# Bucktails



## Cutt'em Jack (Feb 17, 2008)

I haven't seen anyone making bucktails on this site, so I thought I'd show you a few I made prior to my accident. I know they are not as complicated as making crankbaits, but still fun to do. I have the skoal can in pics as size reference. I also thought I'd throw some pics of some muskies we caught last year for fun. I hope you like them.










The first one on the left has three silicone skirts on it and double # 8 blades.
All these bucktails have #8 blades. 










These bucktails have flashabou fly fiber skirts. Two on the left are #8 blades and the last two are #10's.










This was my biggest musky last year, a 44 incher.










Just another run of the mill 39 incher.










My dads biggest last year. I think it was 42 inches.

I know this is fishing related, but I know alot of you guys hunt also. Here's a pic of my biggest archery buck to date. I shot him in Nov, 2005.



















Sorry for the long post, but I've been extremely bored lately with me being laid up due to my crash. Hope you like the pics!


----------



## hazmail (Oct 26, 2007)

No problem Mark, it's something I rarely see, blades with tails as big a toupee's on the back- gee those black and yellow blades stand out, I will have to do a lure those colors and see what likes them.They look pretty good and looking at your pics, I can see why they are so big - nice fish.
There must be deer everywhere there?? We see a few around here (maybe one a year) in the forests and around the roads at night - they are 'feral' here, escapees from deer farms. The only thing they seem to shoot with a bow here is pigs and goats, and a few kangaroos (too easy).
Last week there was a big protest, at the Defence department killing 700 kangaroos in Kathren (near Darwin) at the air base there. They were all over the air base and becoming a hazard - it's a military base where they land 'Starlifters', B52's, FA18's etc, so you can see why they had to get rid of them.
They were also about to clean up 500-600 here (just outside Canberra) at an old radio station, but all the protesters (probably about 10) stopped it - they get to plague proportions when it rains and there is plenty of grass (turns them on to breeding)- or when it is in drought they all come to town, to eat what's left of the lawns and cause havoc on the roads.pete


----------



## rjbass (Aug 1, 2007)

That was a great post....love the baits, love the fish and love that buck.

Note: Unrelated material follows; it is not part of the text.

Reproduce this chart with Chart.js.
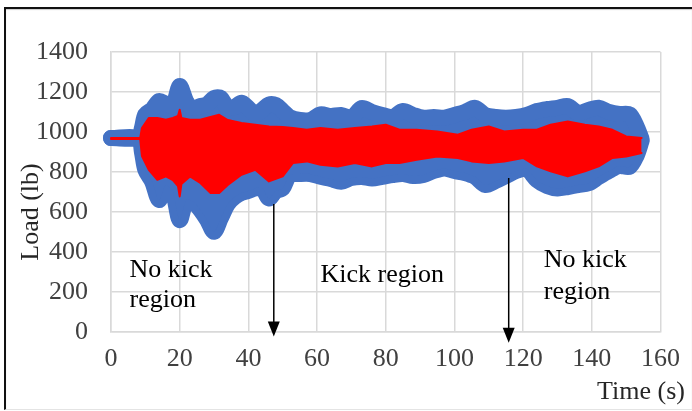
<!DOCTYPE html>
<html>
<head>
<script src="https://cdn.jsdelivr.net/npm/chart.js@4.4.1/dist/chart.umd.min.js"></script>
<style>
body { margin: 0; background: #fff; }
#wrap { position: relative; width: 692px; height: 411px; }
#frame {
  position: absolute; left: 4px; top: 7px; right: 0; bottom: 1px;
  border-top: 2px solid #111; border-left: 2px solid #111;
  border-bottom: 1px solid #e4e4e4;
  box-shadow: inset 0 1px 1px #ccc;
  pointer-events: none;
}
</style>
</head>
<body>
<div id="wrap">
  <canvas id="c" width="692" height="411"></canvas>
  <div id="frame"></div>
</div>
<script>
// blue band: extremes of the load signal (lb) at time t (s)
var blueTime  = [0, 8, 9, 10, 12, 14, 16, 18, 20, 22, 24, 26, 28, 30, 32, 34, 36, 38, 40, 42, 44, 46, 48, 50, 52, 55, 58, 61, 64, 67, 70, 73, 76, 79, 82, 85, 88, 91, 94, 97, 100, 103, 106, 109, 112, 115, 118, 121, 124, 127, 130, 133, 136, 139, 142, 145, 148, 151, 153, 154.5];
var blueUpper = [970, 970, 1020, 1088, 1113, 1155, 1140, 1130, 1230, 1150, 1121, 1130, 1138, 1170, 1170, 1120, 1125, 1146, 1120, 1088, 1110, 1138, 1135, 1105, 1075, 1060, 1060, 1088, 1080, 1085, 1071, 1120, 1100, 1085, 1075, 1105, 1085, 1071, 1075, 1071, 1085, 1100, 1121, 1085, 1075, 1071, 1075, 1085, 1105, 1115, 1121, 1130, 1095, 1110, 1121, 1100, 1090, 1088, 1030, 965];
var blueLower = [970, 970, 900, 810, 751, 660, 735, 700, 560, 660, 651, 610, 560, 501, 570, 640, 675, 695, 705, 718, 720, 668, 705, 718, 785, 790, 790, 776, 765, 751, 770, 775, 768, 776, 785, 790, 780, 785, 805, 818, 805, 795, 776, 735, 755, 780, 805, 815, 760, 730, 718, 725, 735, 743, 775, 805, 830, 826, 880, 955];

// red band
var redTime  = [0, 8.5, 9, 11, 13.5, 16, 18, 19.5, 20, 20.5, 23, 26, 29, 31.5, 34, 38, 42, 46, 50, 53, 57, 61, 66, 71, 76, 80, 84, 89, 95, 101, 105, 110, 114.5, 120, 124, 128, 133, 138, 142, 146, 150, 154.5];
var redUpper = [970, 970, 1020, 1070, 1070, 1061, 1070, 1080, 1111, 1070, 1061, 1061, 1075, 1086, 1060, 1045, 1036, 1028, 1025, 1020, 1011, 1020, 1011, 1020, 1028, 1036, 1011, 1011, 1003, 986, 1011, 1028, 1003, 1011, 1011, 1036, 1053, 1036, 1028, 1011, 978, 970];
var redLower = [965, 965, 880, 811, 761, 778, 760, 730, 678, 740, 778, 745, 695, 695, 735, 786, 811, 753, 778, 845, 853, 836, 828, 845, 828, 845, 845, 861, 878, 870, 853, 845, 853, 870, 828, 803, 778, 803, 828, 870, 878, 895];

var xTicks = [0, 20, 40, 60, 80, 100, 120, 140, 160];
var yTicks = [0, 200, 400, 600, 800, 1000, 1200, 1400];

// region labels: [text, t, load]
var notes = [
  ['No kick', 5.4, 311], ['region', 5.4, 161],
  ['Kick region', 61, 286],
  ['No kick', 126, 361], ['region', 126, 201]
];
// arrows: [t, from load, to load]
var arrows = [[47.4, 640, -23], [115.8, 770, -54]];

var FONT = "'Liberation Serif', 'Times New Roman', serif";

function pts(t, v) {
  return t.map(function(x, i) { return {x: x, y: v[i]}; });
}

var blue = '#4472C4', red = '#FF0000';

var extras = {
  id: 'extras',
  afterDatasetsDraw: function(chart) {
    var ctx = chart.ctx, xs = chart.scales.x, ys = chart.scales.y;
    ctx.save();
    ctx.fillStyle = '#000';
    ctx.strokeStyle = '#000';
    ctx.lineWidth = 1.5;
    arrows.forEach(function(a) {
      var x = xs.getPixelForValue(a[0]);
      var y0 = ys.getPixelForValue(a[1]);
      var y1 = ys.getPixelForValue(a[2]);
      ctx.beginPath();
      ctx.moveTo(x, y0);
      ctx.lineTo(x, y1 - 10);
      ctx.stroke();
      ctx.beginPath();
      ctx.moveTo(x - 6, y1 - 15);
      ctx.lineTo(x + 6, y1 - 15);
      ctx.lineTo(x, y1);
      ctx.closePath();
      ctx.fill();
    });
    ctx.font = '26px ' + FONT;
    ctx.textBaseline = 'middle';
    ctx.textAlign = 'left';
    notes.forEach(function(n) {
      ctx.fillText(n[0], xs.getPixelForValue(n[1]), ys.getPixelForValue(n[2]));
    });
    // axis titles
    ctx.fillStyle = '#262626';
    ctx.textAlign = 'right';
    ctx.fillText('Time (s)', chart.width - 7, xs.bottom - 19);
    ctx.translate(31, ys.getPixelForValue(600));
    ctx.rotate(-Math.PI / 2);
    ctx.textAlign = 'center';
    ctx.fillText('Load (lb)', 0, 0);
    ctx.restore();
  }
};

new Chart(document.getElementById('c'), {
  type: 'line',
  data: {
    datasets: [
      {data: pts(redTime, redUpper), borderColor: red, backgroundColor: red, borderWidth: 2, fill: '+1', tension: 0},
      {data: pts(redTime, redLower), borderColor: red, borderWidth: 2, fill: false, tension: 0},
      {data: pts(blueTime, blueUpper), borderColor: blue, backgroundColor: blue, borderWidth: 16, fill: '+1', tension: 0.3},
      {data: pts(blueTime, blueLower), borderColor: blue, borderWidth: 16, fill: false, tension: 0.3}
    ]
  },
  options: {
    responsive: false,
    animation: false,
    layout: {padding: {top: 52, right: 28, left: 0, bottom: 0}},
    elements: {
      point: {radius: 0},
      line: {borderCapStyle: 'round', borderJoinStyle: 'round'}
    },
    datasets: {line: {clip: false}},
    plugins: {legend: {display: false}, tooltip: {enabled: false}},
    scales: {
      x: {
        type: 'linear', min: 0, max: 160,
        afterBuildTicks: function(s) { s.ticks = xTicks.map(function(v) { return {value: v}; }); },
        afterFit: function(s) { s.height = 79; },
        grid: {color: '#d9d9d9', lineWidth: 1.5, drawTicks: false},
        border: {color: '#d9d9d9', width: 1.5},
        ticks: {font: {family: FONT, size: 26}, color: '#404040', padding: 12, maxRotation: 0,
                callback: function(v) { return String(v); }}
      },
      y: {
        min: 0, max: 1400,
        afterBuildTicks: function(s) { s.ticks = yTicks.map(function(v) { return {value: v}; }); },
        afterFit: function(s) { s.width = 111; },
        grid: {color: '#d9d9d9', lineWidth: 1.5, drawTicks: false},
        border: {color: '#d9d9d9', width: 1.5},
        ticks: {font: {family: FONT, size: 26}, color: '#404040', padding: 23,
                callback: function(v) { return String(v); }}
      }
    }
  },
  plugins: [extras]
});
</script>
</body>
</html>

Your double bladed baits are really nice. I have been making wooden hardbaits for a long time, but just started messing around with bucktails and spinnerbaits, mainly because they catch fish. I love that Flashabou and the double blades. I own several Double Cowgirls and used them in Canada this last year and they were the hot item.

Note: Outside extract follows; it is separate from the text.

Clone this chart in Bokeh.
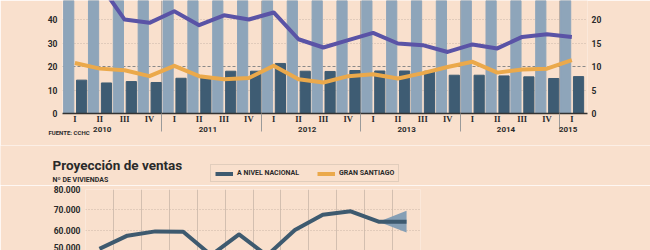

I am also a bowhunter as well as rifle and muzzleloader. That combined with Musky fishing, Smallmouth and Walleye fishing and bait making.... and of course I have to work sometimes..... there needs to be more hours in a day....lol.

By the way, is that a Pennslyvania buck? That is a real hog, congratulations on that dude.

Get well...

Rod


----------



## Cutt'em Jack (Feb 17, 2008)

Rod,

Thanks for the compliments and yes, it is a Pa buck. I shot it in Mercer county, just east of Greenville by Lake Wilhelm.


----------



## jcrdust (May 24, 2004)

Hey cuttem, How much do the bodies on yourlures weigh and where did you get them. All the ones in the catalog I have seen don't seem the be that big. Also what gauge wire are you using. Nice looking baits, mine never turn out near as nice.


----------



## Cutt'em Jack (Feb 17, 2008)

I usually get my lure bodies through rollie and helens or stamina. I just checked and they weigh 2/5 ounce. The total bait is probably around 2 to 2.5 ounces. As for the beads, I use 1/4" and 7/32" beads. I never weighed them to be exact. I buy my flashabou fly fiber at any store I can find it at on sale. I check all the time and when it's on sale I stock up. The last batch I bought at Sportsman's wharehouse for like 1.50 a package. I bought it all! It usually is around 3.50 a package. Most fly shops carry it, or you could order it from the tackle supply stores. I use .051 diameter wire for the bucktails. Some use .062, and I have some here at the house, but haven't used any yet. 
The biggest key is to buy fly fiber, not regular flashabou. It's heavier, wider and much easier to tie. Plus it doesn't wrap around the trebles as much. 

Thanks for all the compliments. Make sure you all post up some fish when you catch them, it'll keep me busy while I recover.


----------